Surianto SH : Pirngadi Buruk dalam Penanganan Pasien
Medan,-Anggota Komisi B DPRD Medan, Surianto SH, menyayangkan lambannya penanganan pasien atas nama Nadya Putri di Rumah Sakit Umum Daerah (RSUD) Pirngadi Medan pada 22 Januari 2019 lalu. Akibatnya, perempuan berhijab yang berprofesi sebagai ojek online (ojol) ini harus kehilangan tangan kanannya (amputasi).
Pria yang akrab disapa Butong ini kembali menceritakan, Nadya Putri korban kecelakaan di suputar kawasan Cemara Asri. Atas dasar rujukan dari klinik terdekat, ia dirujuk ke rumah sakit milik pemerintah. “Tapi yang kita sayangkan, kenapa penanganannya lamban dan terkesan tidak profesional. Padahal rumah sakit ini (RSUD Pirngadi, red) masuk dalam Type A,” ketusnya, Rabu (20/2).

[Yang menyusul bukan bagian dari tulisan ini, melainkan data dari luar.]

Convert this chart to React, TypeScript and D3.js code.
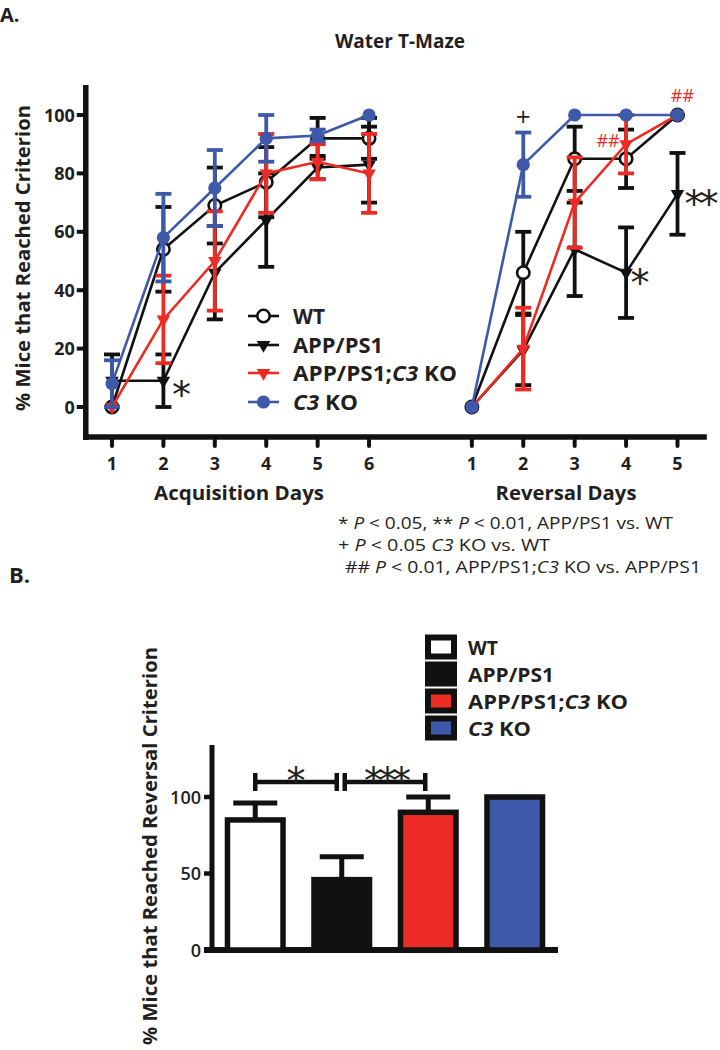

Mengingat rumah sakit tersebut masuk dalam kategori type A, sebut politisi Gerindra ini, sejatinya mampu memberikan layanan yang maksimal. Sehingga, tingkat kepercayaan masyarakat kepada rumah sakit milik pemerintah semakin tinggi.
“Kalau melihat kasus yang sempat viral di media sosial dan menjadi konsumsi media massa itu, wajar saja kepercayaan masyarakat terhadap rumah sakit milik pemerintah menurun. Jadi, peristiwa ini harus menjadi catatan kita bersama khususnya Wali Kota Medan Dzulmi Eldin,” imbuhnya.
Hingga berita ini diturunkan, Humas RSUD Pirngadi Edison Peranginangin yang coba dihubungi tak kunjung merespon link berita yang dikirimkan via Whatsapp. Begitu juga dengan Kepala Dinas Kesehatan Kota Medan yang baru Edwin Efendi, sulit dihubungi melalui telefon selularnya.
Nadya, perempuan ceria yang kini berusia 19 tahun harus rela mengubur impiannya pasca menjalani operasi amputasi pada tangan kanannya. Ia berharap, apa yang terjadi pada dirinya atas lambannya penanganan rumah sakit tidak terjadi pada warga lainnya.
Kronologis kejadian
Pada 22 Januari 2019 lalu Nadya Putri mengalami kecelakaan di kawasan Cemara Asri dan mendapat pertolongan pertama pada kecelakaan di klinik terdekat. Karena dianggap luka yang cukup serius, kemudian dilarikan ke Rumah Sakit Pirngadi. Sesampainya di sana penanganan sangat lamban. Tangan korban tangan hanya dibalut kain kasa dan baru sekitar pukul 21.00 mendapat jahitan.
Setelah diperbolehkan pulang dan rekomendasi berobat jalan selama satu pekan dari pihak Pirngadi, kontrol pertama tidak menunjukkan perubahan dan luka tak kunjung kering. Hari kelima kontrol posisi luka sudah melepuh dan bernanah, namun pihak Rumah Sakit tidak menggubris.
Parahnya lagi, gips bekas nanah tidak diganti sama sekali. Hari ketujuh, pihak keluarga memutuskan untuk pindah ke Rumah Sakit USU. Sampai di sana, dicek langsung sama spesialis dokter dan dinyatakan luka sudah infeksi bahkan membusuk. Dari sinilah awal kisah Nadya Putri harus kehilangan tangan kanan dan mengubur impiannya. Perempuan ceria ini hanya bisa pasrah atas garis yang tuliskan sang pencipta padanya.